Limbah industri gula bisa dimanfaatkan untuk memproduksi nata karena memiliki
kandungan gula yang masih cukup tinggi. Indonesia memiliki beberapa industri
gula antara lain di pulau Jawa, Sumatera, Sulawesi dan lain-lain. Limbah
industri gula sebagian telah dimanfaatkan untuk beberapa industri antara lain
pakan ternak, briket, vetsint dan lain-lain. Kekurangan bahan baku nata juga
bisa dengan menggunakan buah-buahan antara lain adalah buah nenas, jambu dan
lain-lain sebagai aliterernatif. Pada buku ini kita hanya akan membahas tentang
industri nata de coco dan nata de soya ditinjau dari beberapa aspek.
C. Proses
Produksi Nata De Coco
1. Siapkan
nampan yang akan digunakan dan telah disterilkan terlebih dulu dengan dijemur
hingga kering. Kemudian nampan tersebut ditutup koran dan diikat dengan tali
karet ban dan disusun pada rak-rak, bisa ditumpuk 5 sampai 7 nampan.
2. Air
kelapa yang akan digunakan disaring dengan menggunakan saringan untuk
memisahkan kontaminan berupa material fisik.

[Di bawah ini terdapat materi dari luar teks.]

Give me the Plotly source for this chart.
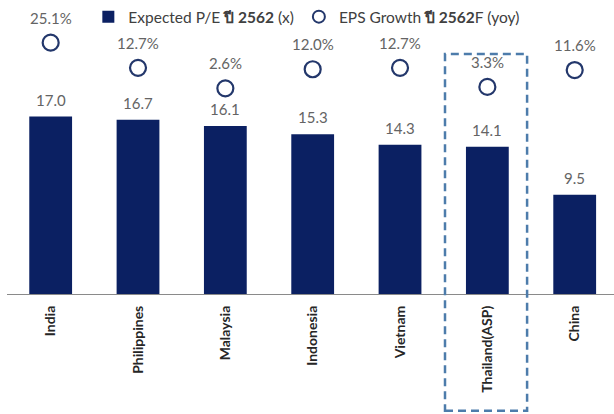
import plotly.graph_objects as go

categories = ["India", "Philippines", "Malaysia", "Indonesia", "Vietnam", "Thailand(ASP)", "China"]
pe_2562 = [17.0, 16.7, 16.1, 15.3, 14.3, 14.1, 9.5]
eps_growth_2562 = [25.1, 12.7, 2.6, 12.0, 12.7, 3.3, 11.6]
highlight = "Thailand(ASP)"

FONT = "Lato, 'Noto Sans', sans-serif"
BAR_COLOR = "#0b2062"
CIRCLE_COLOR = "#23376b"
LABEL_COLOR = "#646464"

fig = go.Figure()
fig.add_trace(go.Bar(
    x=categories, y=pe_2562,
    name="Expected P/E <b>ปี 2562</b> (x)",
    marker=dict(color=BAR_COLOR, line=dict(width=0)),
    width=0.49,
    yaxis="y",
))
fig.add_trace(go.Scatter(
    x=categories, y=eps_growth_2562,
    name="EPS Growth <b>ปี 2562</b>F (yoy)",
    mode="markers",
    marker=dict(symbol="circle-open", size=16, color=CIRCLE_COLOR,
                line=dict(width=2.2, color=CIRCLE_COLOR)),
    yaxis="y2",
))

annotations = []
for c, v in zip(categories, pe_2562):
    annotations.append(dict(x=c, y=v, xref="x", yref="y", text=f"{v:.1f}",
                            showarrow=False, yshift=17, yanchor="middle",
                            font=dict(family=FONT, size=15, color=LABEL_COLOR)))
for c, v in zip(categories, eps_growth_2562):
    annotations.append(dict(x=c, y=v, xref="x", yref="y2", text=f"{v:.1f}%",
                            showarrow=False, yshift=25, yanchor="middle",
                            font=dict(family=FONT, size=15, color=LABEL_COLOR)))

idx = categories.index(highlight)
shapes = [dict(type="rect", xref="x", yref="paper",
               x0=idx - 0.485, x1=idx + 0.455, y0=-0.397, y1=0.816,
               line=dict(color="#4d7cab", width=2.5, dash="8px,5px"),
               fillcolor="rgba(0,0,0,0)", layer="above")]

fig.update_layout(
    width=614, height=414,
    margin=dict(l=7, r=0, t=0, b=120),
    paper_bgcolor="white", plot_bgcolor="white",
    font=dict(family=FONT, size=14, color="#404040"),
    showlegend=True,
    legend=dict(orientation="h", x=0.134, y=0.942, xanchor="left", yanchor="middle",
                font=dict(family=FONT, size=15.5, color="#404040"),
                itemsizing="constant", bgcolor="rgba(0,0,0,0)", itemwidth=30,
                tracegroupgap=0),
    xaxis=dict(type="category", range=[-0.5, 6.45], showline=True,
               linecolor="#8a8a8a", linewidth=1.3, showgrid=False, zeroline=False,
               ticks="", tickangle=-90, ticklabelstandoff=5,
               tickfont=dict(family=FONT, size=14, color="#262626", weight="bold"),
               fixedrange=True),
    yaxis=dict(range=[0, 28.16], visible=False, showgrid=False, zeroline=False),
    yaxis2=dict(range=[-98.7, 46.1], overlaying="y", visible=False,
                showgrid=False, zeroline=False),
    annotations=annotations,
    shapes=shapes,
    bargap=0.5,
)

fig.write_html("out.html")
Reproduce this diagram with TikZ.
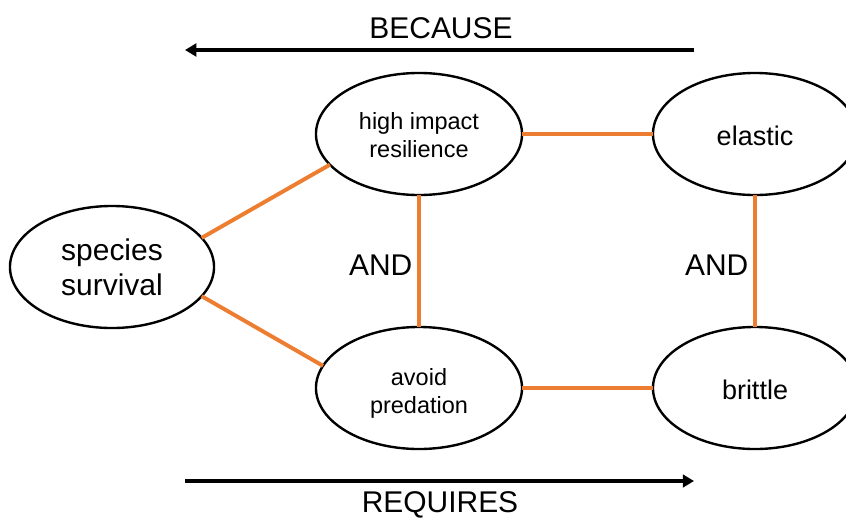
\documentclass[tikz,border=0pt]{standalone}
\usepackage{fontspec}
\setmainfont{Liberation Sans}
\usepackage{tikz}
\usetikzlibrary{shapes.geometric, arrows.meta}
\definecolor{linkorange}{HTML}{ED7D31}
\definecolor{textdark}{HTML}{000000}
\tikzset{
  link/.style={line width=2.8pt, linkorange},
  flowarr/.style={-{Triangle[length=8pt, width=9pt]}, line width=2.8pt, black},
  goal/.style={ellipse, draw=black, line width=1.7pt, minimum width=5.1cm, minimum height=3.05cm, inner sep=0pt, outer sep=0pt, align=center, text=textdark},
}

\begin{document}
\begin{tikzpicture}[x=0.025cm, y=-0.025cm,
    bigtxt/.style={font=\fontsize{21.3}{25}\selectfont, text=textdark},
    midtxt/.style={font=\fontsize{19.2}{23}\selectfont},
    smalltxt/.style={font=\fontsize{16.7}{19.9}\selectfont}]
  \useasboundingbox (0,0) rectangle (846,519);

  % Goals and properties
  \node[goal, bigtxt] (surv) at (112,267) {species\\survival};
  \node[goal, smalltxt, minimum width=5.15cm] (impact) at (419,134) {\rule{0pt}{14pt}high impact\\resilience};
  \node[goal, smalltxt, minimum width=5.15cm] (avoid) at (419,388) {\rule{0pt}{20pt}avoid\\predation};
  \node[goal, midtxt] (elastic) at (755,134) {\rule{0pt}{17pt}elastic};
  \node[goal, midtxt] (brittle) at (755,388) {\rule{0pt}{17pt}brittle};

  \draw[link] (surv.18) -- (impact.199);
  \draw[link] (surv.342) -- (avoid.167);
  \draw[link] (impact.east) -- (elastic.west);
  \draw[link] (avoid.east) -- (brittle.west);
  \draw[link] (impact.south) -- (avoid.north) node[midway, left, bigtxt, yshift=-3pt] (andA) {AND};
  \draw[link] (elastic.south) -- (brittle.north) node[midway, left, bigtxt, yshift=-3pt] (andB) {AND};

  % Reading direction
  \coordinate (becL) at (185,50);
  \coordinate (becR) at (694,50);
  \coordinate (reqL) at (185,481);
  \coordinate (reqR) at (694,481);
  \node[bigtxt] (because) at (441,28) {BECAUSE};
  \node[bigtxt] (requires) at (440,505) {REQUIRES};
  \draw[flowarr] (becR) -- (becL);
  \draw[flowarr] (reqL) -- (reqR);
\end{tikzpicture}
\end{document}
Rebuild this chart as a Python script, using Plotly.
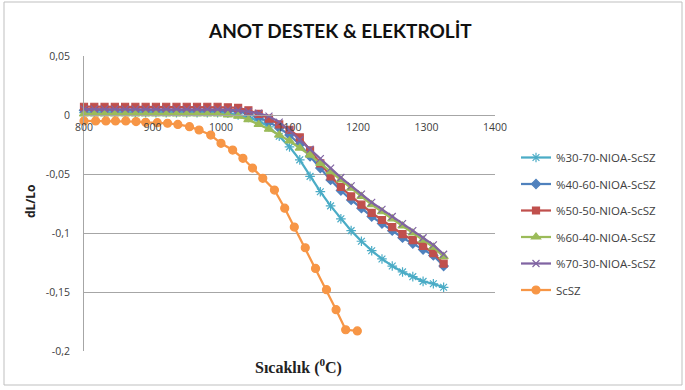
import plotly.graph_objects as go

# ---------------- data ----------------
temps = [800, 815, 830, 845, 860, 875, 890, 905, 920, 935, 950, 965, 980, 995,
         1010, 1025, 1040, 1055, 1070, 1085, 1100, 1115, 1130, 1145, 1160, 1175,
         1190, 1205, 1220, 1235, 1250, 1265, 1280, 1295, 1310, 1325]

s30_70 = [0.002, 0.002, 0.002, 0.002, 0.002, 0.002, 0.002, 0.002, 0.002, 0.002, 0.002, 0.002, 0.002, 0.002,
          0.0015, 0.0, -0.002, -0.005, -0.010, -0.018, -0.027, -0.038, -0.052, -0.065, -0.077, -0.088,
          -0.098, -0.107, -0.115, -0.122, -0.128, -0.133, -0.137, -0.141, -0.143, -0.146]

s40_60 = [0.004, 0.004, 0.004, 0.004, 0.004, 0.004, 0.004, 0.004, 0.004, 0.004, 0.004, 0.004, 0.004, 0.004,
          0.0035, 0.003, 0.001, -0.002, -0.006, -0.011, -0.017, -0.025, -0.035, -0.045, -0.055, -0.064,
          -0.072, -0.079, -0.086, -0.092, -0.098, -0.104, -0.109, -0.114, -0.119, -0.128]

s50_50 = [0.007, 0.007, 0.007, 0.007, 0.007, 0.007, 0.007, 0.007, 0.007, 0.007, 0.007, 0.007, 0.007, 0.007,
          0.0065, 0.006, 0.004, 0.001, -0.003, -0.008, -0.0125, -0.019, -0.030, -0.041, -0.052, -0.061,
          -0.069, -0.076, -0.083, -0.089, -0.095, -0.101, -0.106, -0.111, -0.117, -0.126]

s60_40 = [0.001, 0.001, 0.001, 0.001, 0.001, 0.001, 0.001, 0.001, 0.001, 0.001, 0.001, 0.001, 0.001, 0.001,
          0.0, -0.001, -0.004, -0.008, -0.012, -0.017, -0.022, -0.028, -0.034, -0.041, -0.048, -0.055,
          -0.062, -0.069, -0.076, -0.082, -0.088, -0.094, -0.100, -0.106, -0.112, -0.120]

s70_30 = [0.005, 0.005, 0.005, 0.005, 0.005, 0.005, 0.005, 0.005, 0.005, 0.005, 0.005, 0.005, 0.005, 0.0048,
          0.0045, 0.004, 0.003, 0.0015, -0.001, -0.006, -0.013, -0.021, -0.029, -0.037, -0.045, -0.053,
          -0.060, -0.067, -0.074, -0.080, -0.086, -0.092, -0.098, -0.104, -0.110, -0.118]

scsz_temps = [800, 817, 832, 846, 861, 876, 890, 907, 922, 937, 954, 968, 985, 1000,
              1017, 1032, 1046, 1061, 1078, 1093, 1107, 1123, 1138, 1154, 1168, 1182, 1199]
scsz = [-0.005, -0.005, -0.005, -0.005, -0.005, -0.0056, -0.0062, -0.0065, -0.007, -0.008, -0.0099,
        -0.0127, -0.017, -0.024, -0.0297, -0.0367, -0.045, -0.0537, -0.0636, -0.079, -0.095, -0.1125,
        -0.13, -0.148, -0.165, -0.182, -0.183]

series_names = ["%30-70-NIOA-ScSZ", "%40-60-NIOA-ScSZ", "%50-50-NIOA-ScSZ",
                "%60-40-NIOA-ScSZ", "%70-30-NIOA-ScSZ", "ScSZ"]

x_ticks = [800, 900, 1000, 1100, 1200, 1300, 1400]
y_ticks = [0.05, 0, -0.05, -0.1, -0.15, -0.2]
y_ticktext = ["0,05", "0", "-0,05", "-0,1", "-0,15", "-0,2"]

# ---------------- styling ----------------
W, H = 685, 390
L, R, T, B = 84, 190, 56, 39
PW = W - L - R
PH = H - T - B


def px_x(p):
    return (p - L) / PW


def px_y(q):
    return (H - B - q) / PH


styles = [
    dict(color="#4BACC6", symbol="asterisk-open", size=8),
    dict(color="#4F81BD", symbol="diamond", size=7),
    dict(color="#C0504D", symbol="square", size=7),
    dict(color="#9BBB59", symbol="triangle-up", size=8),
    dict(color="#8064A2", symbol="x-thin-open", size=7),
    dict(color="#F79646", symbol="circle", size=8),
]

data_sets = [(temps, s30_70), (temps, s40_60), (temps, s50_50),
             (temps, s60_40), (temps, s70_30), (scsz_temps, scsz)]

fig = go.Figure()
for i, ((xs, ys), name, st) in enumerate(zip(data_sets, series_names, styles)):
    fig.add_trace(go.Scatter(
        x=xs, y=ys, name=name, mode="lines+markers",
        line=dict(color=st["color"], width=2.25),
        marker=dict(symbol=st["symbol"], size=st["size"], color=st["color"],
                    line=dict(color=st["color"], width=1.2)),
        cliponaxis=False, legendgroup=f"g{i}",
    ))

tick_font = dict(family="Open Sans", size=10.5, color="#404040")

fig.update_layout(
    width=W, height=H,
    margin=dict(l=L, r=R, t=T, b=B),
    paper_bgcolor="white", plot_bgcolor="white",
    showlegend=True,
    legend=dict(x=px_x(516), y=px_y(143), xanchor="left", yanchor="top",
                font=dict(family="Open Sans", size=11.5, color="#404040"),
                tracegroupgap=7.5, itemwidth=30, bgcolor="rgba(0,0,0,0)"),
    xaxis=dict(range=[800, 1400], tickvals=x_ticks, showgrid=False, zeroline=False,
               anchor="free", position=0.8, showline=True, linecolor="#A6A6A6", linewidth=1,
               ticks="", tickfont=tick_font, ticklabelstandoff=2),
    yaxis=dict(range=[-0.2, 0.05], tickvals=y_ticks, ticktext=y_ticktext,
               showgrid=True, gridcolor="#A6A6A6", gridwidth=1, zeroline=False,
               showline=True, linecolor="#A6A6A6", linewidth=1,
               ticks="", tickfont=tick_font, ticklabelstandoff=11),
    shapes=[dict(type="rect", xref="paper", yref="paper",
                 x0=px_x(4), x1=px_x(682), y0=px_y(385), y1=px_y(2),
                 line=dict(color="#BFBFBF", width=1), layer="below")],
    annotations=[
        dict(text="<b>ANOT DESTEK &amp; ELEKTROLİT</b>", xref="paper", yref="paper",
             x=px_x(340), y=px_y(30), xanchor="center", yanchor="middle", showarrow=False,
             font=dict(family="Lato", size=19, color="#111111")),
        dict(text="<b>Sıcaklık (<sup>0</sup>C)</b>", xref="paper", yref="paper",
             x=px_x(298), y=px_y(366), xanchor="center", yanchor="middle", showarrow=False,
             font=dict(family="Liberation Serif", size=16, color="#222222")),
        dict(text="<b>dL/Lo</b>", xref="paper", yref="paper", textangle=-90,
             x=px_x(30), y=px_y(201), xanchor="center", yanchor="middle", showarrow=False,
             font=dict(family="Open Sans", size=12, color="#222222")),
    ],
)

fig.write_html("out.html", config={"displayModeBar": False},
               post_script="document.body.style.margin='0';document.body.style.overflow='hidden';")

3. Masukan air kelapa sebanyak 50 liter ke dalam panci.
4. Rebus
air kelapa sampai mendidih. Buang busa yang terbentuk selama pemanasan.
5. Setelah
mendidih tambahkan bahan-bahan pembantu gula pasir, ZA, dan terakhir asam cuka pekat sampai larutan
mencapai keasaman pH 3-4.
6. Kemudian
larutan tersebut dalam keadaan panas dituangkan ke dalam nampan yang telah
disterilkan dan telah ditutup koran diikat tali karet ban.
7. Setelah
media air kelapa dingin (suhu kamar) kira-kira 7 jam, ditambahkan stater Acetobacter xylinum sebanyak 120 ml
untuk tiap nampan yang berisi 1,2 liter larutan dan wadah ditutup kembali
dengan koran. Inkubasi dilakukan selama 7-8 hari dalam ruangan yang telah
dikondisikan suhu, kelembaban dan kebersihan lingkungannya. Ruang fermentasi
diusahakan tertutup, kering dan tidak ada aktivitas orang lalu lalang. Pada
saat inkubasi inilah terjadi proses fermentasi, yaitu terbentuknya lapisan nata
dipermukaan media larutan.
8. Setelah
proses inkubasi selama 7-8 hari, kemudian dilakukan pemanenan. Ketebalan nata
dapat mencapai 1-1,5 cm. Dalam kondisi normal fermentasi selama 8 hari sudah
mencapai ketebalan yang dimaksud. Nata lempeng dipisahkan dari nampan ditampung
sementara dengan menggunakan ember. Media yang tidak jadi atau atau berjamur
dipisahkan langsung dengan menggunakan wadah yang berbeda. Cairan nata yang
tidak jadi dan tercemar jamur segera dibuang jauh dari ruang fermentasi.
9. Sortasi
atau pemisahan nata berdasarkan kualitas. Sortasi dilakukan sebelum lembaran
nata tersebut dimasukan dalam wadah penampungan. Jangan mencampurkan nata yang
bagus dengan yang jelek. Nata yang terkontaminsasi dengan jamur, berlubang,
tipis dipisahkan sendiri. Nata yang terkontaminasi jamur dapat menjalar
mengkontaminasi lebih luas. Lapisan tipis yang terdapat di lembaran nata
selanjutnya dibersihkan dengan cara mengerok atau menggosok dengan kertas
koran.
10. Penyimpanan
nata dalam bak atau drum plastik dengan menambahkan air kurang lebih 20% volume
bak atau drum plastik tersebut. Selama
penyimpanan hindari terkena cahaya matahari secara langsung, terkontaminasi
dengan bahan kimia berbahaya, kekurangan air. Dan harus sering melakukan
penggantian air agar nata tetap baik. Kerusakan yang sering terjadi selama
penyimpanan dalam bak penampungan adalah nata berlubang, nata mudah sobek,
berjamur dan berubah warna menjadi kemerahan, bau busuk dan nata hancur menjadi
air kembali. Nata yang tidak terendam selama penyimpanan, pada permukaannya
ditumbuhi jamur dan akan menyebabkan kebusukan.